● **Stated goal**: In the entries below, print exactly the lines from the first through the one with "const X_LABEL = 'Angstrom';", both included, and none of the pictures.
* * * * * * *
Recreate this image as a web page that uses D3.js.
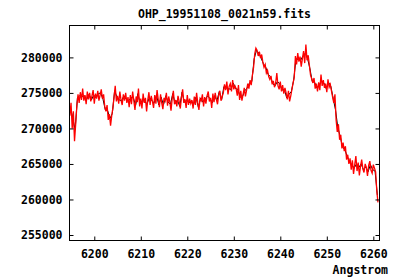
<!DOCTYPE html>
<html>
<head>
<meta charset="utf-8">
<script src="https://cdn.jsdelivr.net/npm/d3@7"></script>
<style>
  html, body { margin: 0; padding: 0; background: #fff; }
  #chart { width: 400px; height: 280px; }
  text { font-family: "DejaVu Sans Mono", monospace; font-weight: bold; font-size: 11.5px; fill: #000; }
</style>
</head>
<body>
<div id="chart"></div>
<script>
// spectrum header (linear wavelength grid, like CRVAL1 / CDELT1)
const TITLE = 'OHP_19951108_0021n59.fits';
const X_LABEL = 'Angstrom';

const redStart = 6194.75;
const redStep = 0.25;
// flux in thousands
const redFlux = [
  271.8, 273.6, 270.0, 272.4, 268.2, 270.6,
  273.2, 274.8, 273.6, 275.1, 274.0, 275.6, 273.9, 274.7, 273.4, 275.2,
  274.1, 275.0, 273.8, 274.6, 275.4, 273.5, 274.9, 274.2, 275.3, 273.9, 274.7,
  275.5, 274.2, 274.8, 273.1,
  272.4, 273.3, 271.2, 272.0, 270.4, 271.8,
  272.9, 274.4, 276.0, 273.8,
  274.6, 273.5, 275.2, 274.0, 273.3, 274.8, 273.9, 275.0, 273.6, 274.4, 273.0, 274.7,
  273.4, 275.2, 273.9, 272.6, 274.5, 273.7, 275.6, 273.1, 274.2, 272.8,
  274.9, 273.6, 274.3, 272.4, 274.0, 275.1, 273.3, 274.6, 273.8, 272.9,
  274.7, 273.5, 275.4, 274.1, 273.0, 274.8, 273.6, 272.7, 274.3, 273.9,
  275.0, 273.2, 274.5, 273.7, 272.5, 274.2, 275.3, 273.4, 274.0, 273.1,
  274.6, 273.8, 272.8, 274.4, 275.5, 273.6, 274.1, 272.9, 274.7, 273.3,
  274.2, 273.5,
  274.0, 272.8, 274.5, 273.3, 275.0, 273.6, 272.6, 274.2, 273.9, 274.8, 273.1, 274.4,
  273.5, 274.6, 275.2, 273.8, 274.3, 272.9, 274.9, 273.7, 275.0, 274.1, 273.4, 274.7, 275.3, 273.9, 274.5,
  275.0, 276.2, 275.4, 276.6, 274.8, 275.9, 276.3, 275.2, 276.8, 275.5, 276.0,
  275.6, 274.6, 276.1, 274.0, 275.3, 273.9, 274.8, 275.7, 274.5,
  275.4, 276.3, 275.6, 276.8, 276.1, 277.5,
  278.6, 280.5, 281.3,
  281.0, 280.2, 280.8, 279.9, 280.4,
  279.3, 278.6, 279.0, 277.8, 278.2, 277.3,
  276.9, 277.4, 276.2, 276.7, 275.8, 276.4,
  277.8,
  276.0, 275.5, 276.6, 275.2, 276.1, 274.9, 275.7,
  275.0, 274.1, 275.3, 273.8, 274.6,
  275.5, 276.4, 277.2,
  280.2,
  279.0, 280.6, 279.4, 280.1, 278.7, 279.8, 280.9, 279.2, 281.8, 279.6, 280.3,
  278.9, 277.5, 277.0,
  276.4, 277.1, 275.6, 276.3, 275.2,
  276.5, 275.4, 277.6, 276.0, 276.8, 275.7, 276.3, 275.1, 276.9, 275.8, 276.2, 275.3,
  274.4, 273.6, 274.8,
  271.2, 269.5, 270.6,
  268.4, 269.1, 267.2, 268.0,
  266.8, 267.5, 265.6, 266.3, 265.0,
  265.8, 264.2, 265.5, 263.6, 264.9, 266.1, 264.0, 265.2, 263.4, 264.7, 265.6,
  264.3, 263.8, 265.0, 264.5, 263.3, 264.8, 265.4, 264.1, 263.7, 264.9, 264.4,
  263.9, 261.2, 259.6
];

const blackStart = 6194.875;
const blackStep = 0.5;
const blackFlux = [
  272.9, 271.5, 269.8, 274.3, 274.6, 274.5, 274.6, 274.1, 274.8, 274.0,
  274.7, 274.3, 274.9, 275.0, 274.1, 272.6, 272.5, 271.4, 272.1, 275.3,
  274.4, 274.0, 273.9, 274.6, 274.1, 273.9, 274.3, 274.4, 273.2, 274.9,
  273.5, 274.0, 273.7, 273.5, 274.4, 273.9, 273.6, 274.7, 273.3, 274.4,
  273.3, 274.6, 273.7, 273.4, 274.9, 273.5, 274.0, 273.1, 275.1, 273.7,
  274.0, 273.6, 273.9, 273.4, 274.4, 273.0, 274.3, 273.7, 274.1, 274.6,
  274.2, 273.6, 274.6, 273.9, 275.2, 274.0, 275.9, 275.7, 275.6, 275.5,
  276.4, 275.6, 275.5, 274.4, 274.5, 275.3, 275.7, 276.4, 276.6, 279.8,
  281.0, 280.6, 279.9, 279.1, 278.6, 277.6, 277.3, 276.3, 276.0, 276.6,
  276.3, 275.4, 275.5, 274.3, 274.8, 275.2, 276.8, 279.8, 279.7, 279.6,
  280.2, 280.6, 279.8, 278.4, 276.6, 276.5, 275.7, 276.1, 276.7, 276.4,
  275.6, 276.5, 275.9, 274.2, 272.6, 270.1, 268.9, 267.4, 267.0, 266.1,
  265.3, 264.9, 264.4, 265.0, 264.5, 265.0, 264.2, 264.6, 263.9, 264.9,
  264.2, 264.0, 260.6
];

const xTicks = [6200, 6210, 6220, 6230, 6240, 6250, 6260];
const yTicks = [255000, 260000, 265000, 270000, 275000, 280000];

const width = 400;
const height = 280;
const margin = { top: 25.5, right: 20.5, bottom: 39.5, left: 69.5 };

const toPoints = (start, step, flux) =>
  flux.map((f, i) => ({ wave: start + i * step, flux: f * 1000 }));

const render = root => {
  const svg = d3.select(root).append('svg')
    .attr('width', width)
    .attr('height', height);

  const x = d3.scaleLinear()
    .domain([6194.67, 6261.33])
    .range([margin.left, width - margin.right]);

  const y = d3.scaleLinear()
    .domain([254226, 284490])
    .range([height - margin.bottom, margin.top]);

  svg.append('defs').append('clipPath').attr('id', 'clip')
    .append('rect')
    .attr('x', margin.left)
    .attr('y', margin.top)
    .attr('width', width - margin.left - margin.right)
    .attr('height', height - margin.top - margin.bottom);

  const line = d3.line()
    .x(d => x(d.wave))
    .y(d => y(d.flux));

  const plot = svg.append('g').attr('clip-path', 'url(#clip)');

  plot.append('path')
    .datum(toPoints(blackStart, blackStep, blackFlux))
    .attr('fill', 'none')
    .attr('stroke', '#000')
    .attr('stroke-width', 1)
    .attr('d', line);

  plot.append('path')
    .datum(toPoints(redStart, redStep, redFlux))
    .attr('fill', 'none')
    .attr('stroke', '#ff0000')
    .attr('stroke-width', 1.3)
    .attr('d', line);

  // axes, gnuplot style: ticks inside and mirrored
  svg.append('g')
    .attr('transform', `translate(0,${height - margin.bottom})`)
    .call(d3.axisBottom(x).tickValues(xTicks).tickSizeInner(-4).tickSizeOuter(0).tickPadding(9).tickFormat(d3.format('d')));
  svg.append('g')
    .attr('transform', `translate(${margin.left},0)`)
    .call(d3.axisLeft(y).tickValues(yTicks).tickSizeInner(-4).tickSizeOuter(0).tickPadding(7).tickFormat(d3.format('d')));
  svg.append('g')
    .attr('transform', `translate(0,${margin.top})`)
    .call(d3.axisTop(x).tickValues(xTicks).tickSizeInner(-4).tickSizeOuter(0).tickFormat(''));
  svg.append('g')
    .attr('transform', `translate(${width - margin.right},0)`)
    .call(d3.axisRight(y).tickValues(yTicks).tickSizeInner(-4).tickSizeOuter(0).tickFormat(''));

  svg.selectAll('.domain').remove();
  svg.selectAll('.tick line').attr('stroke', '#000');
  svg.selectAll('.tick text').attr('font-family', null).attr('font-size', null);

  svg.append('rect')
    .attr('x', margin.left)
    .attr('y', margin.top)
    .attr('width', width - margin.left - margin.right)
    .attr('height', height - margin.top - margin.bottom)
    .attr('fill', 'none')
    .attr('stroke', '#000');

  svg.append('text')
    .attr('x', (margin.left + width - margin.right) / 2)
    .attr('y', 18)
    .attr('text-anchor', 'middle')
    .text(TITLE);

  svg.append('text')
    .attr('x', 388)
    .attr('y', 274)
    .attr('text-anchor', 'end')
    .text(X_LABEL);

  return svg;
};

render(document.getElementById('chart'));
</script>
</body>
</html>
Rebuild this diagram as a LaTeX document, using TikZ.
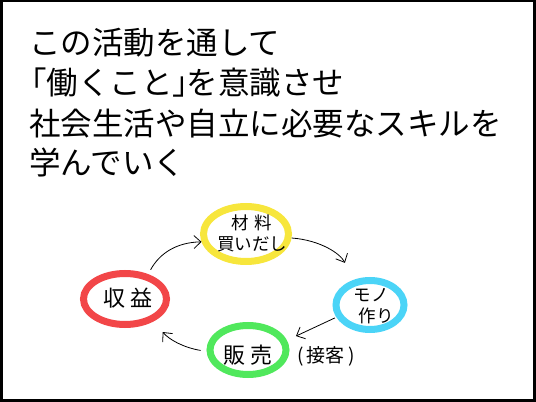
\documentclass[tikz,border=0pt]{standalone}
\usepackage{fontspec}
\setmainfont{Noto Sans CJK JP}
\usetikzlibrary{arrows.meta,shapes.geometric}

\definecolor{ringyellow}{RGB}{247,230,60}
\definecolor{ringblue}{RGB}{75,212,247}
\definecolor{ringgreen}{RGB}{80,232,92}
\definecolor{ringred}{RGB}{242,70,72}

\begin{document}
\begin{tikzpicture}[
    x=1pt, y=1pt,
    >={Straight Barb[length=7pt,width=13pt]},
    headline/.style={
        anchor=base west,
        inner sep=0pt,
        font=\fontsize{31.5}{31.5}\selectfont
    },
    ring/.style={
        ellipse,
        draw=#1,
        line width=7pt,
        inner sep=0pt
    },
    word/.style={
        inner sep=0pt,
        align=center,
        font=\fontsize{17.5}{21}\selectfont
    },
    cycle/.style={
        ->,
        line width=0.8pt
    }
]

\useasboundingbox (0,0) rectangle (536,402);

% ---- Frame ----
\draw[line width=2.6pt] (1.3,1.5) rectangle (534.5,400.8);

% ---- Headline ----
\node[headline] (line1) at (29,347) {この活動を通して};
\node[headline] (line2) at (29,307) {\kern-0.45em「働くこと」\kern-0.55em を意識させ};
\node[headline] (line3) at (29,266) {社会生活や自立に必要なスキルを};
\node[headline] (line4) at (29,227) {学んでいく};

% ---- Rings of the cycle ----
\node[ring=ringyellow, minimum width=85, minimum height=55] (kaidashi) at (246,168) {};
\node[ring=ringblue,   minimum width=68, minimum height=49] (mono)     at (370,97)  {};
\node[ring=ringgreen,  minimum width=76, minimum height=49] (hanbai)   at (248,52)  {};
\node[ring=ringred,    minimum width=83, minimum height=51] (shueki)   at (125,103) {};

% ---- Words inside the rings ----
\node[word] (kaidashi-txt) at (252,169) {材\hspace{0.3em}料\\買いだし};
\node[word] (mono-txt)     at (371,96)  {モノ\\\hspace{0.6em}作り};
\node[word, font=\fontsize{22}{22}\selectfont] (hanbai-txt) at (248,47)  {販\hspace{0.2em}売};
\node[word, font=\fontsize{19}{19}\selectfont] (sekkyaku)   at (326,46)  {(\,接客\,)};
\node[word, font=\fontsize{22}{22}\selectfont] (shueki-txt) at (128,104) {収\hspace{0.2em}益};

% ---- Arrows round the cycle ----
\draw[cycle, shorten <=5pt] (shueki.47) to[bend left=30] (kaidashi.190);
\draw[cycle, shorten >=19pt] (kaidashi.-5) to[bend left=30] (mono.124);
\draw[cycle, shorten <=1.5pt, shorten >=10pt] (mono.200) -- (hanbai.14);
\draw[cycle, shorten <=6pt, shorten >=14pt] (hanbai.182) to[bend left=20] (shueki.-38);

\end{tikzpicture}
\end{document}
* * * * * * *
● **Solution**:
Recreate this image as a web page that uses D3.js.
<!DOCTYPE html>
<html>
<head>
<meta charset="utf-8">
<script src="https://cdn.jsdelivr.net/npm/d3@7"></script>
<style>
  html, body { margin: 0; padding: 0; background: #fff; }
  #chart { width: 400px; height: 280px; }
  text { font-family: "DejaVu Sans Mono", monospace; font-weight: bold; font-size: 11.5px; fill: #000; }
</style>
</head>
<body>
<div id="chart"></div>
<script>
// spectrum header (linear wavelength grid, like CRVAL1 / CDELT1)
const TITLE = 'OHP_19951108_0021n59.fits';
const X_LABEL = 'Angstrom';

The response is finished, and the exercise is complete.